The European energy crisis is worsening. Here’s what it means for Texas.

Dwindling natural gas supplies from Russia have some countries in the EU turning to coal and diesel to fill in the gaps.

By Alexandra Hart & Yvonne MarquezAugust 8, 2022 4:09 pm,

There’s no doubt that gas and electricity costs are putting the squeeze on consumers, but America’s energy woes pale in comparison to what’s going on in Europe.

Across the Atlantic, soaring power costs have some governments scrambling for alternatives and calling on their populations to reduce energy usage. The worst may be yet to come, if things don’t improve before winter’s colder temperatures hit – and it’s not looking good.

Matt Smith, the lead oil analyst for the Americas at Kpler, told the Texas Standard that natural gas shortages in the European Union aren’t likely to ease any time soon.

This transcript has been edited lightly for clarity:

Texas Standard: So what’s the status of this European energy crisis? We’ve been hearing about natural gas shortages, but any reason to think that things will improve any time soon?

Matt Smith: No, it is concerning for sure. So, you’ve got EU members that have agreed to reduce natural gas use by 15% starting this month. But then they’ve also got cities and countries across Europe that are requesting energy saving limits to essentially reduce electricity use. But on the natural gas side of things, it is a real concern because with Russia they have this main pipeline that went offline last month for maintenance, but then after it came back, flows dropped again in the days following due to an apparent issue. So you’ve got almost this weaponizing of natural gas happening now ahead of winter. And so that’s surely going to be concerning these various countries in Europe.

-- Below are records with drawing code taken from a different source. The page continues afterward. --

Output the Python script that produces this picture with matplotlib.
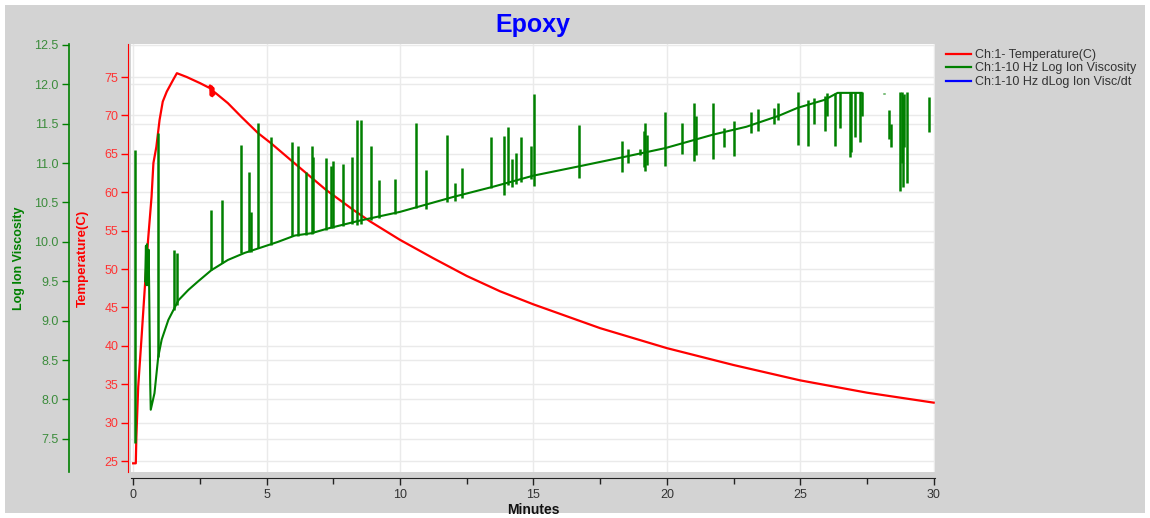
import matplotlib
matplotlib.use("Agg")
import matplotlib.pyplot as plt
from matplotlib.lines import Line2D
from matplotlib.patches import Rectangle
from matplotlib.transforms import blended_transform_factory

plt.rcParams['font.family'] = ['Liberation Sans', 'DejaVu Sans']

# temperature channel (minutes, deg C)
temp_min = [0.0, 0.1, 0.12, 0.19, 0.31, 0.44, 0.56, 0.69, 0.76, 0.87, 0.99, 1.11, 1.26,
            1.51, 1.64, 2.01, 2.51, 2.85, 2.88, 2.91, 2.94, 2.97, 3.0, 3.03, 3.06, 3.55,
            4.06, 4.68, 5.16, 5.97, 7.23, 8.25, 8.88, 10.0, 11.25, 12.5, 13.75, 15.0,
            17.5, 20.0, 22.5, 25.0, 27.5, 30.0]
temp_c = [24.7, 24.7, 28.0, 34.7, 40.8, 47.7, 53.8, 59.4, 63.8, 65.9, 69.4, 71.8, 73.1,
          74.7, 75.5, 75.0, 74.2, 73.6, 73.9, 72.6, 73.8, 72.5, 73.6, 72.7, 73.0, 71.6,
          69.8, 67.7, 66.4, 64.0, 60.3, 57.7, 56.2, 53.8, 51.4, 49.1, 47.1, 45.4,
          42.3, 39.7, 37.5, 35.5, 33.9, 32.6]

# 10 Hz log ion viscosity, underlying trace
visc_min = [0.45, 0.48, 0.5, 0.52, 0.55, 0.58, 0.6, 0.64, 0.66, 0.8, 0.94, 1.07, 1.32,
            1.7, 2.07, 2.44, 2.93, 3.55, 4.18, 4.81, 5.43, 6.06, 6.69, 7.3, 8.5, 10.0,
            12.0, 13.5, 15.0, 16.74, 18.3, 19.95, 21.73, 22.98, 24.2, 24.9, 25.9, 26.4,
            27.3]
visc_log = [9.5, 9.95, 9.45, 9.97, 9.45, 9.9, 9.43, 8.2, 7.87, 8.08, 8.54, 8.76, 9.01,
            9.26, 9.39, 9.5, 9.64, 9.77, 9.86, 9.93, 10.0, 10.08, 10.11, 10.17, 10.27,
            10.38, 10.57, 10.70, 10.84, 10.96, 11.07, 11.19, 11.36, 11.46, 11.6, 11.7,
            11.8, 11.89, 11.89]

# noise spikes on the viscosity channel: time, low end, high end
spike_min = [0.06, 0.94, 1.52, 1.66, 2.93, 3.32, 4.06, 4.35, 4.41, 4.68, 5.16, 5.97,
             6.19, 6.48, 6.69, 6.75, 7.23, 7.42, 7.48, 7.85, 8.19, 8.40, 8.54, 8.91,
             9.23, 9.82, 10.6, 10.97, 11.75, 12.06, 12.31, 13.42, 13.91, 14.06, 14.21,
             14.35, 14.53, 14.91, 15.03, 16.72, 18.33, 18.53, 18.99, 19.15, 19.2, 19.25,
             19.95, 20.56, 21.02, 21.11, 21.73, 22.13, 22.5, 23.16, 23.41, 24.0, 24.16,
             24.92, 25.29, 25.5, 25.94, 26.0, 26.29, 26.5, 26.85, 26.9, 27.05, 27.23,
             27.3, 28.14, 28.33, 28.4, 28.75, 28.8, 28.85, 28.9, 28.99, 29.82]
spike_lo = [7.45, 8.54, 9.14, 9.2, 9.64, 9.73, 9.86, 9.87, 9.87, 9.92, 9.96, 10.07,
            10.08, 10.09, 10.10, 10.11, 10.15, 10.17, 10.17, 10.2, 10.23, 10.22, 10.23,
            10.28, 10.3, 10.35, 10.43, 10.42, 10.5, 10.52, 10.55, 10.68, 10.6, 10.72,
            10.7, 10.74, 10.76, 10.8, 10.71, 10.81, 10.89, 11.0, 11.1, 10.95, 10.9, 10.98,
            10.96, 11.12, 11.02, 11.1, 11.05, 11.2, 11.09, 11.38, 11.4, 11.5, 11.55,
            11.23, 11.21, 11.5, 11.4, 11.6, 11.22, 11.45, 11.08, 11.14, 11.33, 11.27,
            11.6, 11.87, 11.3, 11.2, 10.64, 11.0, 10.7, 11.2, 10.75, 11.39]
spike_hi = [11.17, 11.38, 9.90, 9.86, 10.41, 10.53, 11.23, 10.88, 10.38, 11.51, 11.33,
            11.27, 11.21, 10.89, 11.21, 11.08, 11.07, 10.96, 11.02, 10.99, 11.08, 11.55,
            11.55, 11.22, 10.78, 10.80, 11.51, 10.91, 11.36, 10.75, 10.94, 11.33, 11.34,
            11.46, 11.05, 11.13, 11.33, 11.21, 11.87, 11.48, 11.28, 11.18, 11.18, 11.4,
            11.51, 11.35, 11.65, 11.51, 11.76, 11.6, 11.76, 11.45, 11.53, 11.65, 11.68,
            11.7, 11.76, 11.9, 11.8, 11.82, 11.85, 11.89, 11.89, 11.9, 11.9, 11.9, 11.9,
            11.9, 11.9, 11.89, 11.67, 11.5, 11.9, 11.9, 11.85, 11.88, 11.9, 11.84]

x_ticks = [0, 5, 10, 15, 20, 25, 30]
temp_ticks = [25, 30, 35, 40, 45, 50, 55, 60, 65, 70, 75]
visc_ticks = [7.5, 8.0, 8.5, 9.0, 9.5, 10.0, 10.5, 11.0, 11.5, 12.0, 12.5]

RED = '#ff0000'
GREEN = '#008000'
BLUE = '#0000ff'
GRID = '#eaeaea'
W, H = 1150, 518

fig = plt.figure(figsize=(W / 100, H / 100), dpi=100)
fig.patch.set_facecolor('white')
fig.add_artist(Rectangle((5 / W, 5 / H), 1140 / W, 508 / H, transform=fig.transFigure,
                         facecolor='#d3d3d3', edgecolor='none', zorder=-10))

pos = [131 / W, 1 - 472 / H, (935 - 131) / W, (472 - 44) / H]
ax_t = fig.add_axes(pos)
ax_t.set_facecolor('white')
ax_v = ax_t.twinx()

ax_t.set_xlim(-0.08, 30.05)
ax_t.set_ylim(23.57, 79.3)
ax_v.set_ylim(7.08, 12.51)

# temperature on the lower axes
ax_t.plot(temp_min, temp_c, color=RED, lw=1.6, zorder=3)

# grid: both scales drawn on the bottom axes so the data sits over it
ax_t.set_xticks(x_ticks)
ax_t.set_yticks(temp_ticks)
ax_t.grid(True, color=GRID, lw=1.0, zorder=0)
ax_t.set_axisbelow(True)
vt = blended_transform_factory(ax_t.transAxes, ax_v.transData)
for v in visc_ticks:
    ax_t.plot([0, 1], [v, v], transform=vt, color=GRID, lw=1.0, zorder=0.5)

# viscosity on top
ax_v.plot(visc_min, visc_log, color=GREEN, lw=1.5, zorder=3)
ax_v.vlines(spike_min, spike_lo, spike_hi, color=GREEN, lw=1.8, zorder=3)

# spines and ticks
for s in ['top', 'right']:
    ax_t.spines[s].set_visible(False)
    ax_v.spines[s].set_visible(False)
ax_v.spines['bottom'].set_visible(False)
ax_v.yaxis.set_ticks_position('left')
ax_v.yaxis.set_label_position('left')
ax_v.set_yticks(visc_ticks)
ax_v.set_yticklabels([f'{v:.1f}' for v in visc_ticks])
ax_v.tick_params(axis='y', colors=GREEN, labelcolor='#3c8c3c', length=5, width=1,
                 labelsize=9, pad=2)
ax_v.spines['left'].set_visible(True)
ax_v.spines['left'].set_position(('outward', 45))
ax_v.spines['left'].set_edgecolor(GREEN)
ax_v.spines['left'].set_linewidth(1.2)

ax_t.spines['left'].set_position(('outward', 2))
ax_t.spines['left'].set_edgecolor(RED)
ax_t.spines['bottom'].set_position(('outward', 4))
ax_t.spines['bottom'].set_color('#222222')
ax_t.tick_params(axis='y', colors=RED, labelcolor='#ff3333', length=5, width=1,
                 labelsize=9, pad=2)
ax_t.set_xticks([2.5, 7.5, 12.5, 17.5, 22.5, 27.5], minor=True)
ax_t.tick_params(axis='x', which='both', colors='#222222', labelcolor='#333333',
                 length=5, width=1, labelsize=9, pad=3)
ax_t.tick_params(axis='x', which='minor', length=4)

ax_t.set_ylabel('Temperature(C)', color=RED, fontsize=9.5, fontweight='bold')
ax_t.yaxis.set_label_coords(-42 / 804, 0.5)
ax_v.set_ylabel('Log Ion Viscosity', color=GREEN, fontsize=9, fontweight='bold')
ax_v.yaxis.set_label_coords(-106 / 804, 0.5)
ax_t.set_xlabel('Minutes', fontsize=10, fontweight='bold', color='#111111')
ax_t.xaxis.set_label_coords(0.5, -31 / 428)

fig.text(533 / W, 1 - 25 / H, 'Epoxy', color=BLUE, fontsize=18, fontweight='bold',
         ha='center', va='center')

handles = [Line2D([], [], color=RED, lw=1.6),
           Line2D([], [], color=GREEN, lw=1.6),
           Line2D([], [], color=BLUE, lw=1.6)]
labels = ['Ch:1- Temperature(C)', 'Ch:1-10 Hz Log Ion Viscosity',
          'Ch:1-10 Hz dLog Ion Visc/dt']
fig.legend(handles, labels, loc='upper left', bbox_to_anchor=(941 / W, 1 - 44 / H),
           frameon=False, fontsize=9, handlelength=2.0, handletextpad=0.35,
           labelspacing=0.12, borderaxespad=0, labelcolor='#333333')

fig.savefig('out.png', dpi=100, facecolor=fig.get_facecolor())
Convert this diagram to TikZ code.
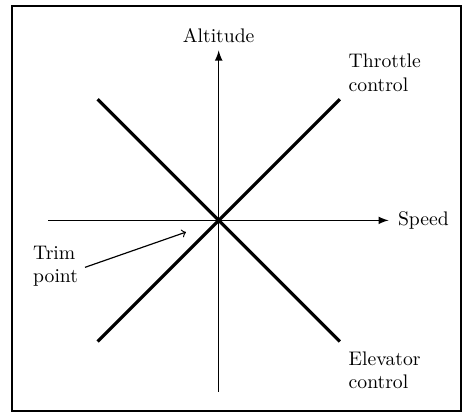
\documentclass[tikz,border=0pt]{standalone}
\usepackage{amsmath}
\usepackage{tikz}

\begin{document}
\begin{tikzpicture}[scale=1]
			\useasboundingbox (-3.91,-3.43) rectangle (4.35,3.94);
			\draw[line width=1pt] (-3.69,-3.415) rectangle (4.335,3.83);
			\coordinate (O) at (0,0);
			\coordinate (xl) at (-3.05,0);
			\coordinate (yb) at (0,-3.06);
			\draw[-latex,thick] (xl) -- (3.04,0) node[right,xshift=1pt] (speed) {Speed};
			\draw[-latex,thick] (yb) -- (0,3.04) node[above] (alt) {Altitude};
			\draw[line width=1.6pt] (-2.165,2.165) -- (2.165,-2.165);
			\draw[line width=1.6pt] (-2.165,-2.165) -- (2.165,2.165);
			\node[right,align=left] (thr) at (2.2,2.64) {Throttle\\control};
			\node[right,align=left] (elev) at (2.2,-2.68) {Elevator\\control};
			\node[right,align=left] (trim) at (-3.44,-0.82) {Trim\\point};
			\coordinate (tp) at (-0.585,-0.21);
			\draw[->,semithick] (trim.east) ++(0,-0.02) -- (tp);
		\end{tikzpicture}
\end{document}
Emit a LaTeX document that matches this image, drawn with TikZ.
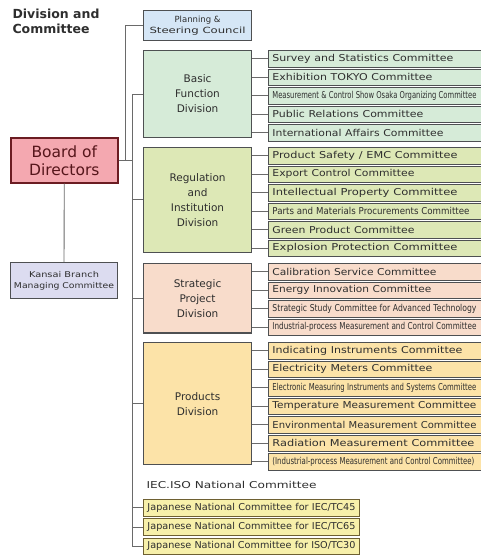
\documentclass[tikz,border=0pt]{standalone}
\usepackage{fontspec}
\setmainfont{DejaVu Sans}
\usepackage{graphicx}
\usetikzlibrary{positioning}

\definecolor{linegray}{HTML}{6A6A6A}
\definecolor{boxgray}{HTML}{4E5052}
\definecolor{txtgray}{HTML}{2E2E2E}
\definecolor{planfill}{HTML}{D5E6F6}
\definecolor{basicfill}{HTML}{D6EBD8}
\definecolor{regfill}{HTML}{DDE8B6}
\definecolor{stratfill}{HTML}{F8DCCB}
\definecolor{prodfill}{HTML}{FCE3A8}
\definecolor{boardfill}{HTML}{F4A8B0}
\definecolor{boardline}{HTML}{6B1C22}
\definecolor{kansaifill}{HTML}{DCDCF0}
\definecolor{iecfill}{HTML}{F7F0AA}
\definecolor{iecline}{HTML}{6E6032}

% squeeze a committee name to a given width
\newcommand{\cname}[2]{\resizebox{#1pt}{\height}{#2}}

\begin{document}
\begin{tikzpicture}[
    x=1pt, y=-1pt,
    line/.style={draw=linegray, line width=0.9pt},
    divbox/.style={
        draw=boxgray,
        line width=1.1pt,
        rectangle,
        anchor=north west,
        align=center,
        minimum width=108pt,
        text=txtgray,
        font=\fontsize{10.5}{15}\selectfont
    },
    combox/.style={
        draw=boxgray,
        line width=0.9pt,
        rectangle,
        anchor=north west,
        align=left,
        minimum width=217pt,
        minimum height=16.6pt,
        text width=209pt,
        inner xsep=4pt,
        inner ysep=0pt,
        text=txtgray,
        font=\fontsize{9.5}{10}\selectfont
    },
    iecbox/.style={
        combox,
        draw=iecline,
        fill=iecfill,
        minimum width=216pt,
        text width=208pt
    }
]
\useasboundingbox (0,0) rectangle (481,560);
\clip (0,0) rectangle (481,560);

\node[anchor=north west, align=left, text=txtgray,
      font=\bfseries\fontsize{12.5}{15}\selectfont] (title) at (9,5) {Division and\\Committee};

% left side
\node[draw=boardline, line width=1.6pt, fill=boardfill, anchor=north west,
      minimum width=107pt, minimum height=45pt, align=center, text=boardline!80!black,
      font=\fontsize{15.5}{18}\selectfont] (board) at (10,137) {Board of\\Directors};
\node[draw=boxgray, line width=1pt, fill=kansaifill, anchor=north west,
      minimum width=107pt, minimum height=36pt, align=center, text=txtgray,
      font=\fontsize{8}{11}\selectfont] (kansai) at (10,262)
      {\cname{70}{Kansai Branch}\\\cname{100}{Managing Committee}};

% divisions
\node[divbox, fill=planfill, minimum height=30pt, font=\fontsize{8.5}{10.5}\selectfont] (plan) at (143,10)
      {Planning \&\\\cname{96}{Steering Council}};
\node[divbox, fill=basicfill, minimum height=87pt] (basic) at (143,50) {Basic\\Function\\Division};
\node[divbox, fill=regfill, minimum height=104.6pt] (reg) at (143,147) {Regulation\\and\\Institution\\Division};
\node[divbox, fill=stratfill, minimum height=69.4pt] (strat) at (143,263) {Strategic\\Project\\Division};
\node[divbox, fill=prodfill, minimum height=122.2pt] (prod) at (143,342) {Products\\Division};

% committees of the Basic Function Division
\node[combox, fill=basicfill] (b1) at (268,50) {\cname{181}{Survey and Statistics Committee}};
\node[combox, fill=basicfill, below=1pt of b1] (b2) {\cname{160}{Exhibition TOKYO Committee}};
\node[combox, fill=basicfill, below=1pt of b2] (b3) {\cname{204}{Measurement \& Control Show Osaka Organizing Committee}};
\node[combox, fill=basicfill, below=1pt of b3] (b4) {\cname{151}{Public Relations Committee}};
\node[combox, fill=basicfill, below=1pt of b4] (b5) {\cname{171}{International Affairs Committee}};

% committees of the Regulation and Institution Division
\node[combox, fill=regfill] (r1) at (268,147) {\cname{185}{Product Safety / EMC Committee}};
\node[combox, fill=regfill, below=1pt of r1] (r2) {\cname{142}{Export Control Committee}};
\node[combox, fill=regfill, below=1pt of r2] (r3) {\cname{185}{Intellectual Property Committee}};
\node[combox, fill=regfill, below=1pt of r3] (r4) {\cname{197}{Parts and Materials Procurements Committee}};
\node[combox, fill=regfill, below=1pt of r4] (r5) {\cname{142}{Green Product Committee}};
\node[combox, fill=regfill, below=1pt of r5] (r6) {\cname{185}{Explosion Protection Committee}};

% committees of the Strategic Project Division
\node[combox, fill=stratfill] (s1) at (268,263) {\cname{164}{Calibration Service Committee}};
\node[combox, fill=stratfill, below=1pt of s1] (s2) {\cname{159}{Energy Innovation Committee}};
\node[combox, fill=stratfill, below=1pt of s2] (s3) {\cname{204}{Strategic Study Committee for Advanced Technology}};
\node[combox, fill=stratfill, below=1pt of s3] (s4) {\cname{204}{Industrial-process Measurement and Control Committee}};

% committees of the Products Division
\node[combox, fill=prodfill] (p1) at (268,342) {\cname{190}{Indicating Instruments Committee}};
\node[combox, fill=prodfill, below=1pt of p1] (p2) {\cname{160}{Electricity Meters Committee}};
\node[combox, fill=prodfill, below=1pt of p2] (p3) {\cname{204}{Electronic Measuring Instruments and Systems Committee}};
\node[combox, fill=prodfill, below=1pt of p3] (p4) {\cname{204}{Temperature Measurement Committee}};
\node[combox, fill=prodfill, below=1pt of p4] (p5) {\cname{204}{Environmental Measurement Committee}};
\node[combox, fill=prodfill, below=1pt of p5] (p6) {\cname{202}{Radiation Measurement Committee}};
\node[combox, fill=prodfill, below=1pt of p6] (p7) {\cname{202}{(Industrial-process Measurement and Control Committee)}};

% national committees
\node[anchor=west, text=txtgray, font=\fontsize{9.5}{11}\selectfont] (iectitle) at (143,485)
      {\cname{170}{IEC.ISO National Committee}};
\node[iecbox] (iec1) at (143,499) {\cname{208}{Japanese National Committee for IEC/TC45}};
\node[iecbox, below=1.8pt of iec1] (iec2) {\cname{208}{Japanese National Committee for IEC/TC65}};
\node[iecbox, below=1.8pt of iec2] (iec3) {\cname{208}{Japanese National Committee for ISO/TC30}};

% connectors
\coordinate (trunk) at (132,0);
\coordinate (planbus) at (125,0);
\draw[line] (basic.west -| trunk) -- (iec3.west -| trunk);
\draw[line] (board.east) -- (board.east -| trunk);
\draw[line] (plan.west) -| (board.east -| planbus);
\draw[line] (board.south) -- (kansai.north);
\foreach \d in {basic,reg,strat,prod,iec1,iec2,iec3}
    \draw[line] (\d.west) -- (\d.west -| trunk);
\foreach \c in {b1,b2,b3,b4,b5}
    \draw[line] (\c.west) -- (\c.west -| basic.east);
\foreach \c in {r1,r2,r3,r4,r5,r6}
    \draw[line] (\c.west) -- (\c.west -| reg.east);
\foreach \c in {s1,s2,s3,s4}
    \draw[line] (\c.west) -- (\c.west -| strat.east);
\foreach \c in {p1,p2,p3,p4,p5,p6,p7}
    \draw[line] (\c.west) -- (\c.west -| prod.east);

\end{tikzpicture}
\end{document}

What about when it comes to other products besides natural gas? I’m thinking about crude oil, for example. Are there similar issues there?

Yeah. So again, Europe is hugely reliant on Russia for crude and products, and we’re not seeing a big change in what’s leaving Russia on the aggregate. So even though crude may be dropping into, say, northwest Europe, we’re seeing it instead going to Asia. So there isn’t really too much of a change in terms of that or the gasoline and diesel flows. And there’s not likely to be until, you know, sanctions kick in at the end of this year.

I could see how some folks would look at this and say, okay, perhaps this situation will hasten Europe’s transition to renewable energy. Does that appear to be the case at all?

Yes and no. So in the immediate term here, the opposite is happening because, you know, they’re experiencing heat waves and spiking prices and concerns about supply. So power producers looking to get their hands on whatever they can to essentially try and keep the lights on. So that means, you know, trying to pivot to more natural gas from elsewhere or diesel fuel or even coal. So you’re not seeing that transition, quite the opposite, in the immediate term. But over the longer term, this is just going to accelerate that process, so there’s going to be that shift into solar, more into wind. It’s just that they’re just scrambling at the moment.

So what does this all mean for the United States and for Texas? Or how could we feel some of the ripple effects as we move into the winter months?

So with the U.S., we are at $8 an MMBtu for natural gas, that’s the highest that we’ve seen in years. But if you look at Asia, they’re paying $45, and then Europe’s paying $60 right now. And so, yeah, Europe’s really trying to fill up their natural gas storages there, but they’re likely to pay 10 times as much as they were on the historical average. And so, yes, we have rising costs here in the U.S., but nothing compared to what we’re seeing abroad.

And I know that in Texas, one thing that’s happening is that we are seeing continued industrialization. I’m thinking specifically about liquefied natural gas facilities on the coast of Texas. Is that the kind of development you think that we could see more and more, even though this is really sort of a short-term issue as we see it right now?

There’s actually been one thing that’s happened. So there’s been this LNG terminal at Freeport, which had a fire back in June, and sort of counter-intuitively somewhat you saw natural gas prices in the U.S. drop. And the reason for that is because that LNG, or that natural gas, was supposed to be leaving the country, but instead it got kind of shut in to a certain extent there because of this fire. But once that comes back in October, we’re going to be seeing record LNG exports out of the U.S. And given these prices we’re talking about in Europe and Asia, you know, so high, those record exports are surely only going to increase from the U.S.